>> Start Given data

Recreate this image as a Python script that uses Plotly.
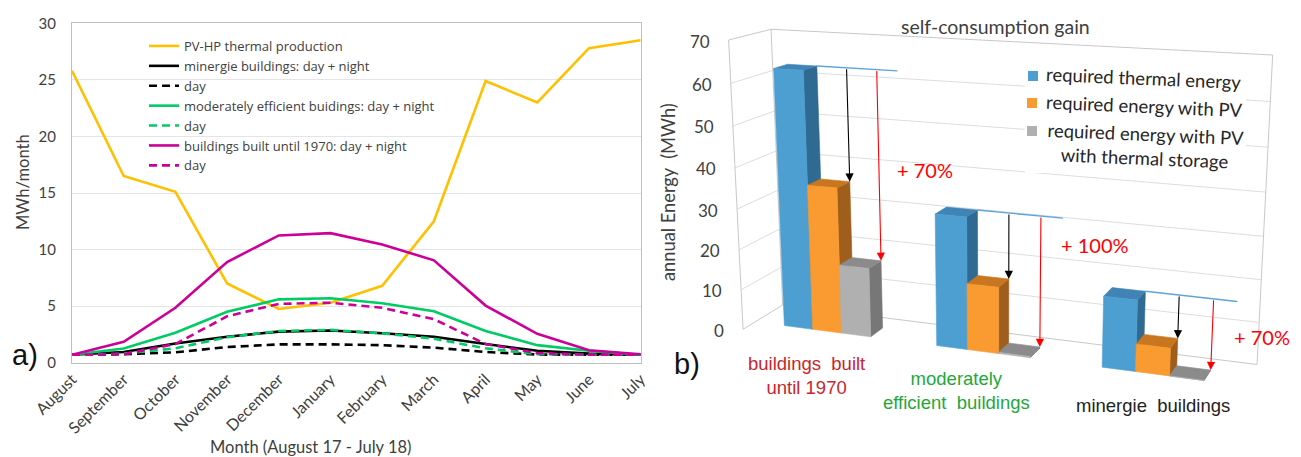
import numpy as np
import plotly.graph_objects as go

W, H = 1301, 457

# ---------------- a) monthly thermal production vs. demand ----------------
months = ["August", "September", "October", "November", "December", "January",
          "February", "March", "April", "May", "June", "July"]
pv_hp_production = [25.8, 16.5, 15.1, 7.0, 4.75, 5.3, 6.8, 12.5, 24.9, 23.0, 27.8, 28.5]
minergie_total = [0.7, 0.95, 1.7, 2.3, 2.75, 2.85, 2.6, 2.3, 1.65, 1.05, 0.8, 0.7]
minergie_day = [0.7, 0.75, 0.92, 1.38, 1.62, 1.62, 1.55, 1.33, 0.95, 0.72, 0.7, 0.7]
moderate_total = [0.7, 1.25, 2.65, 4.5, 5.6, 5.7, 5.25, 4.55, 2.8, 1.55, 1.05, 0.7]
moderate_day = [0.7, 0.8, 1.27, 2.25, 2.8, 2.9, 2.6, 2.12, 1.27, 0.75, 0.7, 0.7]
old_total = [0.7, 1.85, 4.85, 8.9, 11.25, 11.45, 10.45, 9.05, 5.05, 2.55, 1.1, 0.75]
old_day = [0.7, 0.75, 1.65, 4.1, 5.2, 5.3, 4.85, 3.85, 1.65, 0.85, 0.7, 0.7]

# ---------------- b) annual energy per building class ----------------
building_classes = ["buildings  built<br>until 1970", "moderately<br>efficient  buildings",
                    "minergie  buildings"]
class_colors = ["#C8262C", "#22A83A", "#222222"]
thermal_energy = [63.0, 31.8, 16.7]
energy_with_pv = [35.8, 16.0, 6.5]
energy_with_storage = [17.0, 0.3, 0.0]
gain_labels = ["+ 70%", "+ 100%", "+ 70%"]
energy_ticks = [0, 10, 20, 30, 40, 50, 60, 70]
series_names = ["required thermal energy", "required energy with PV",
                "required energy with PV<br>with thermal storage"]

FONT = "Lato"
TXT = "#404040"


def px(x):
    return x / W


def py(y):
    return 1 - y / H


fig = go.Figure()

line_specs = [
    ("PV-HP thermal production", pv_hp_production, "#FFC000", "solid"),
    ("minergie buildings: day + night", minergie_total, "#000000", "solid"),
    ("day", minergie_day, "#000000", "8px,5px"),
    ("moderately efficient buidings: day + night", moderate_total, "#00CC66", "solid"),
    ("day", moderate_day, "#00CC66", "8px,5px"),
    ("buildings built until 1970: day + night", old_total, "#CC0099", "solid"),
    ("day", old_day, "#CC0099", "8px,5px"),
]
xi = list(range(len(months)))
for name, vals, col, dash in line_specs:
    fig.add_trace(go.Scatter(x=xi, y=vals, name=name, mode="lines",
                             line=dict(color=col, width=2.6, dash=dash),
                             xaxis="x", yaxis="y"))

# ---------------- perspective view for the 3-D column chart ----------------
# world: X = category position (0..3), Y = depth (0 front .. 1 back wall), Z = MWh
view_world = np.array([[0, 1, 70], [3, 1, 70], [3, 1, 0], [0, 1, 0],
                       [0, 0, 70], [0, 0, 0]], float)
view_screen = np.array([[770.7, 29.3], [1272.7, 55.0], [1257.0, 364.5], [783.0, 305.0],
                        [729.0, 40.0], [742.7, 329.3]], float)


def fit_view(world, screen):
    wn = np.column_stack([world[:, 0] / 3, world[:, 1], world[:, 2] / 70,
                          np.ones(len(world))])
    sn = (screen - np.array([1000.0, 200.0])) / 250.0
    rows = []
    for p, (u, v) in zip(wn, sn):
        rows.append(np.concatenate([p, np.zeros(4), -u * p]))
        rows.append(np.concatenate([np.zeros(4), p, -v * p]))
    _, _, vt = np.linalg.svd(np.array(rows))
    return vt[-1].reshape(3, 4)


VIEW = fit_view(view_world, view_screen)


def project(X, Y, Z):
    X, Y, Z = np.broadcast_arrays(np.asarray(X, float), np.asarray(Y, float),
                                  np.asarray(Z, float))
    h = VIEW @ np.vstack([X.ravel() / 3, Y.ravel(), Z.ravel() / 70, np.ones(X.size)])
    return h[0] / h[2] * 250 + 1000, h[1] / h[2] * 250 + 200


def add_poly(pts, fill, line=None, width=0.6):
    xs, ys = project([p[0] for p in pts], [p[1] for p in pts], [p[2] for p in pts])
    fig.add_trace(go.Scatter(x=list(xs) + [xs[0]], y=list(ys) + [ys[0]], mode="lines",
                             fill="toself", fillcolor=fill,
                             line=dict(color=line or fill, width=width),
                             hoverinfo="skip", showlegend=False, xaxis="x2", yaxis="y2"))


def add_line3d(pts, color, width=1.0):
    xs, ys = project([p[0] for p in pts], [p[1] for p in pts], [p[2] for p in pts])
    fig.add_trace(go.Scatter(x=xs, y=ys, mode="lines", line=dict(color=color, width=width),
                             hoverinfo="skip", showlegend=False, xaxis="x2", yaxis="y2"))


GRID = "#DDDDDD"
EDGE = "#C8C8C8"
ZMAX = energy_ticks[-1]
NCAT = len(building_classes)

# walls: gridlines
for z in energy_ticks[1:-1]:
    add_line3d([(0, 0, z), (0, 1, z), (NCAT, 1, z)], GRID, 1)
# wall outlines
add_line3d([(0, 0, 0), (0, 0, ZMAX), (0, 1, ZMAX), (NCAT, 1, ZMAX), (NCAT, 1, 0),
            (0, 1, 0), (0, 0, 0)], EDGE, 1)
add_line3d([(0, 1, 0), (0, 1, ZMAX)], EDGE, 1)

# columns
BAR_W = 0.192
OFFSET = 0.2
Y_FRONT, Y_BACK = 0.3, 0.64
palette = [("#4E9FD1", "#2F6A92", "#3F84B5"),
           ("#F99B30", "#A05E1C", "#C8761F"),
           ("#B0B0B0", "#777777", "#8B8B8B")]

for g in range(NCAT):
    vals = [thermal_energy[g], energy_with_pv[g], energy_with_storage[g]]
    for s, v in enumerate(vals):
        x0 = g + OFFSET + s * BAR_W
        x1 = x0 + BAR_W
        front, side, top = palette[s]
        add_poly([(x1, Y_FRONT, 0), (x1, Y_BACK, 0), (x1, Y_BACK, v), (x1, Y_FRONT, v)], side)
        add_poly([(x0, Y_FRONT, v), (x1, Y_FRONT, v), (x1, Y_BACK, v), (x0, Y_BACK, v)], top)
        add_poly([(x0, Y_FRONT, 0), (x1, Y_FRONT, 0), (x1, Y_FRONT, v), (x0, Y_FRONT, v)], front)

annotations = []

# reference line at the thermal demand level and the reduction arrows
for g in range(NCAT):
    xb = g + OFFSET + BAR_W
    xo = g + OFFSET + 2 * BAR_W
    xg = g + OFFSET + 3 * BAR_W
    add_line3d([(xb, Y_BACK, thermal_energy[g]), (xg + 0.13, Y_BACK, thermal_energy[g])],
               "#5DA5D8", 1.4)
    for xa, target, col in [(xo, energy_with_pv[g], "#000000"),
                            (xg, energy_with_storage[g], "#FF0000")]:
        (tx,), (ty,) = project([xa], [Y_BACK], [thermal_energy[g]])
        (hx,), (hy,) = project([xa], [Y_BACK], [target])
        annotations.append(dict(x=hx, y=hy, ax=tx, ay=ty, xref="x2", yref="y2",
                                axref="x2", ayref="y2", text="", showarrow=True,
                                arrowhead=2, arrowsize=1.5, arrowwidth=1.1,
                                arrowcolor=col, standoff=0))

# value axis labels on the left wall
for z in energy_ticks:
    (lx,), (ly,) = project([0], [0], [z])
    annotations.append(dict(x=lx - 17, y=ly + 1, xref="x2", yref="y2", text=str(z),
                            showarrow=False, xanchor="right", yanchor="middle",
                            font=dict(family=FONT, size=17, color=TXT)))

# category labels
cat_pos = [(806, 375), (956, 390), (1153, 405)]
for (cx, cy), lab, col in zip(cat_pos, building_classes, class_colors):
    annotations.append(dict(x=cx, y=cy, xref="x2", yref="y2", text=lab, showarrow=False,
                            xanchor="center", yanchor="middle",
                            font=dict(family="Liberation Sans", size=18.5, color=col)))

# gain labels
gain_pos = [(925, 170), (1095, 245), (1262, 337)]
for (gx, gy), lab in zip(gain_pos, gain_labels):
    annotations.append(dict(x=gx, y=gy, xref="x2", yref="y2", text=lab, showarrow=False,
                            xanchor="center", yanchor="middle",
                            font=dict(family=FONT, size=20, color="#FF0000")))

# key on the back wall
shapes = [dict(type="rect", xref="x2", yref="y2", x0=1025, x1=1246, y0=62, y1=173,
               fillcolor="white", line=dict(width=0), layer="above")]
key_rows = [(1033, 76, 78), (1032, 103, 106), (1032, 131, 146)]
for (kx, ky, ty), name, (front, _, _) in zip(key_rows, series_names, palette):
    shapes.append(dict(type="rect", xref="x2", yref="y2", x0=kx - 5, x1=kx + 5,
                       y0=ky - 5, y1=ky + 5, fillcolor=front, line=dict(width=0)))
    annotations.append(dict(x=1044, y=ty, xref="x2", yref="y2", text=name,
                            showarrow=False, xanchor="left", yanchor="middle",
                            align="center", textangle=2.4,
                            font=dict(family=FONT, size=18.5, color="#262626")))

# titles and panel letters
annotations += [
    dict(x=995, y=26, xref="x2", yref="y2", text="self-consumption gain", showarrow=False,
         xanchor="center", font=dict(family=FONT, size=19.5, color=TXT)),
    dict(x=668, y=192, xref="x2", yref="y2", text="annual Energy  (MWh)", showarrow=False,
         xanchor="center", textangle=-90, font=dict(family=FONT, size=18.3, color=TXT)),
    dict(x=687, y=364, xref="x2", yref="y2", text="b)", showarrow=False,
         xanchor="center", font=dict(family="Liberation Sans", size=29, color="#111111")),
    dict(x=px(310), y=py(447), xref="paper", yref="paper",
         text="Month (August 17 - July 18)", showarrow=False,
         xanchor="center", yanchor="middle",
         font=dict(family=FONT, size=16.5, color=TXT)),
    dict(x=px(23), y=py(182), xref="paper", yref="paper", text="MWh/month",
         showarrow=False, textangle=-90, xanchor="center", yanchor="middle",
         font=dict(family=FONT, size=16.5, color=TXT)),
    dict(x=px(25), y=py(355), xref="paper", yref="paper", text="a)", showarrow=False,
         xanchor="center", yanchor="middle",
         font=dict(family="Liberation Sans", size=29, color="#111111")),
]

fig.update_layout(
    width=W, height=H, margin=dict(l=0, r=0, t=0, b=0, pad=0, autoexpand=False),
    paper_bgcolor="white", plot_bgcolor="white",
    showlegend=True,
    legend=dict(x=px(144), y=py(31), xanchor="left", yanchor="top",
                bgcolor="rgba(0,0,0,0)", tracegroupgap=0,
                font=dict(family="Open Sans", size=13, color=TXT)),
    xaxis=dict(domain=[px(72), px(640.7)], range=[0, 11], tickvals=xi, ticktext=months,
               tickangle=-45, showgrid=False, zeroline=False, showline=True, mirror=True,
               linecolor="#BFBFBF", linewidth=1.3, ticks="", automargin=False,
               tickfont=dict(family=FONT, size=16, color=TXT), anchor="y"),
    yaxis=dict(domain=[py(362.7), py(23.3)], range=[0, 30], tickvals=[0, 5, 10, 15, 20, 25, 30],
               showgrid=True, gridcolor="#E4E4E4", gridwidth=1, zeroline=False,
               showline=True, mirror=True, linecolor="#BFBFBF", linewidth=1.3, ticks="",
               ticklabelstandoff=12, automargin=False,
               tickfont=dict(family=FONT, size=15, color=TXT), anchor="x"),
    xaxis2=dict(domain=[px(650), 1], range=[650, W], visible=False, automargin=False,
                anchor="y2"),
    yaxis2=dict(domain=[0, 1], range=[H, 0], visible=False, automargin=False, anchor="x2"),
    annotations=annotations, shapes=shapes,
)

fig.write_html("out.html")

>> End Given data

Repeat, word for word and with no pictures, only the lines running from the beginning of the data to the line that contains "0.85, 0.7, 0.7]".

Recreate this image as a Python script that uses Plotly.
import numpy as np
import plotly.graph_objects as go

W, H = 1301, 457

# ---------------- a) monthly thermal production vs. demand ----------------
months = ["August", "September", "October", "November", "December", "January",
          "February", "March", "April", "May", "June", "July"]
pv_hp_production = [25.8, 16.5, 15.1, 7.0, 4.75, 5.3, 6.8, 12.5, 24.9, 23.0, 27.8, 28.5]
minergie_total = [0.7, 0.95, 1.7, 2.3, 2.75, 2.85, 2.6, 2.3, 1.65, 1.05, 0.8, 0.7]
minergie_day = [0.7, 0.75, 0.92, 1.38, 1.62, 1.62, 1.55, 1.33, 0.95, 0.72, 0.7, 0.7]
moderate_total = [0.7, 1.25, 2.65, 4.5, 5.6, 5.7, 5.25, 4.55, 2.8, 1.55, 1.05, 0.7]
moderate_day = [0.7, 0.8, 1.27, 2.25, 2.8, 2.9, 2.6, 2.12, 1.27, 0.75, 0.7, 0.7]
old_total = [0.7, 1.85, 4.85, 8.9, 11.25, 11.45, 10.45, 9.05, 5.05, 2.55, 1.1, 0.75]
old_day = [0.7, 0.75, 1.65, 4.1, 5.2, 5.3, 4.85, 3.85, 1.65, 0.85, 0.7, 0.7]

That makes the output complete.